Selama perjalanan panjang menuju desa Denge kita akan
disuguhkan pemandangan yang luar biasa, hamparan sawah
dari tanah Flores yang subur, jalanan bukit yang menanjak
dan pemandangan pesisir pantai yang menggoda.
Denge merupakan desa pesisir yang berada di tepi pantai.
Dari Denge kita bisa melihat pulau Mules dengan sebuah
puncak yang terletak di tengah pulau tersebut.
Denge berperan sebagai desa transit bagi para wisatawan
sebelum melanjutkan perjalanan ke Wae Rebo. Disini sudah
ada beberapa homestay yang dikelola oleh warga Denge maupun
Wae Rebo yang ‘turun gunung’. Biasanya sebelum melanjutkan
perjalanan ke Wae Rebo, para wisatawan akan beristirahat
di Denge setelah perjalanan panjang dari Labuan Bajo atau
Ruteng. Desa Denge adalah desa terakhir yang dilalui oleh
kendaraan bermotor, baik itu motor maupun mobil. Untuk
mencapai Wae Rebo, wisatawan harus berjalan kaki.
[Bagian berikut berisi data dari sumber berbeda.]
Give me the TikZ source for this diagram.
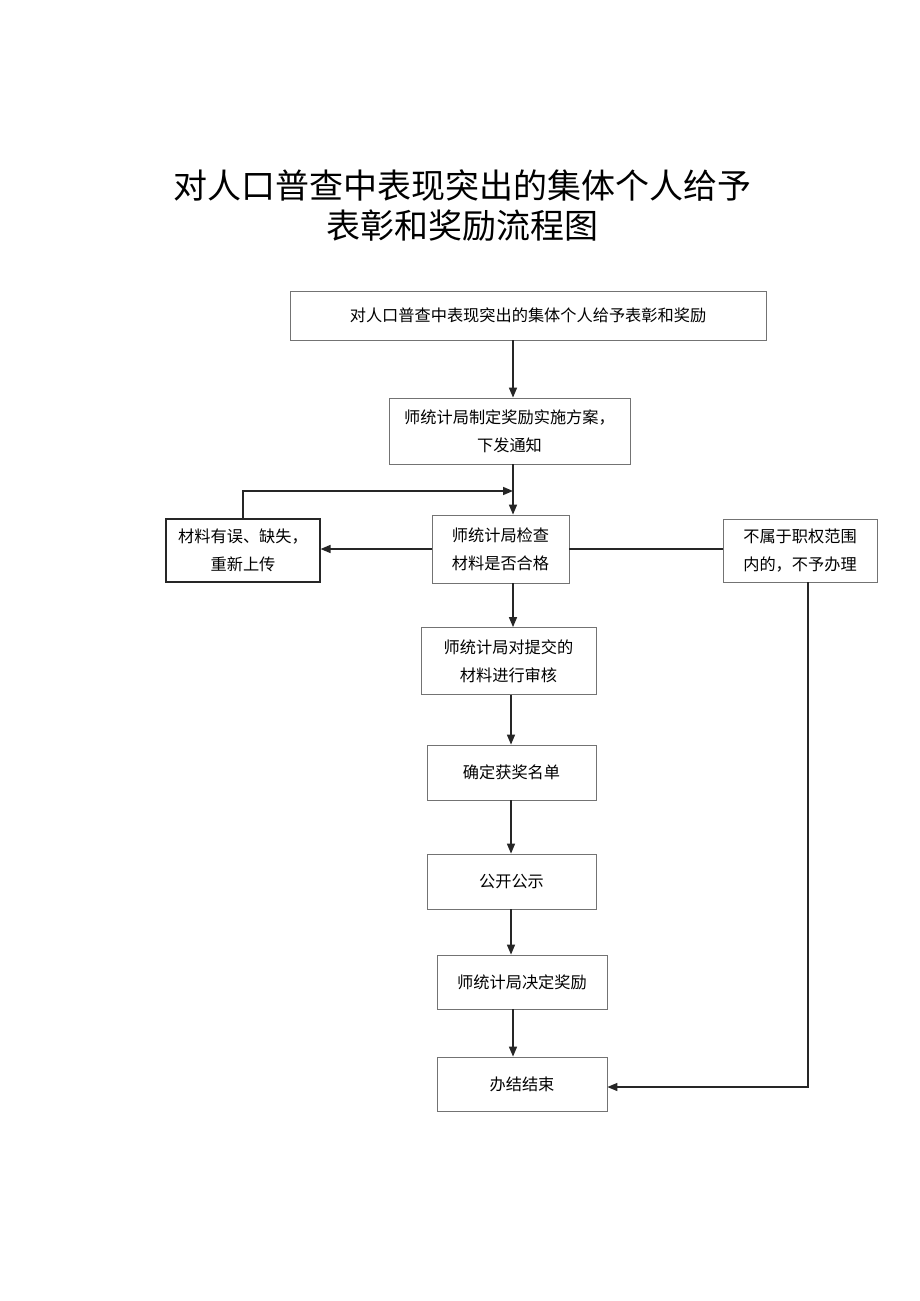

Untuk memudahkan para pengunjung, banyak pemuda desa
Denge maupun Wae Rebo yang bersedia menjadi tenaga porter,
membantu pengunjung membawa perlengkapan mereka pada saat
trekking menuju Wae Rebo.
Perjalanan akan dimulai dari Denge denga jarak tempuh
± 9 km yang bisa ditempuh dalam waktu 2 – 4 jam, sangat
tergantung kondisi fisik masing-masing pengunjung.
Karena letak desa Denge persis di tepi pantai, bisa dikatakan
perjalanan ke Wae Rebo dimulai dari titik 0 m dpl dan mendaki
pengunungan hingga ketinggian 1.200 m dpl. Rute awal merupakan
jalanan tanah lebar yang sekiranya akan dibuat jalan aspal.
Perjalanan akan melintasi kawasan hutan yang rimbun. Pada
saat memasuki hutan, pengunjung akan disambut oleh riuhnya
suara kicauan burung.
Hutan di wilayah ini merupakan area umum, yaitu sebuah
lokasi yang menjadi tempat pertemuan setiap warga masyarakat.
Tidak heran jika selama perjalanan melintasi hutan, kita akan
sering bertemu dengan warga masyarakat yang sedang mengambil
hasil hutan, mengantarkan pesan kepada keluarga di Kombo
atau Denge, atau hanya sekedar berkunjung ke sanak keluarga,
dan lain sebagainya.
Rute berikutnya adalah jalur memutar melewati perbukitan
yang rawan longsor dan jalanan semakin menyempit. Jalur
dengan variasi tingkat kesulitan ini menjadi tantangan
tersendiri bagi para pengunjung. Jalur terberat adalah
jalur antara Denge hingga Wae Lumba.
Jalur ini berkarakter bebatuan yang besar, kerap menanjak
dan terkadang licin. Selain itu kita akan melewati sebuah
sungai kecil sebelum tiba di Wae Lumba. Jalur Wae Lumba ke
Poco Roko juga menegangkan, terutama untuk orang yang takut
ketinggian.
Pengunjung akan menyusuri jalur yang berada di bibir jurang.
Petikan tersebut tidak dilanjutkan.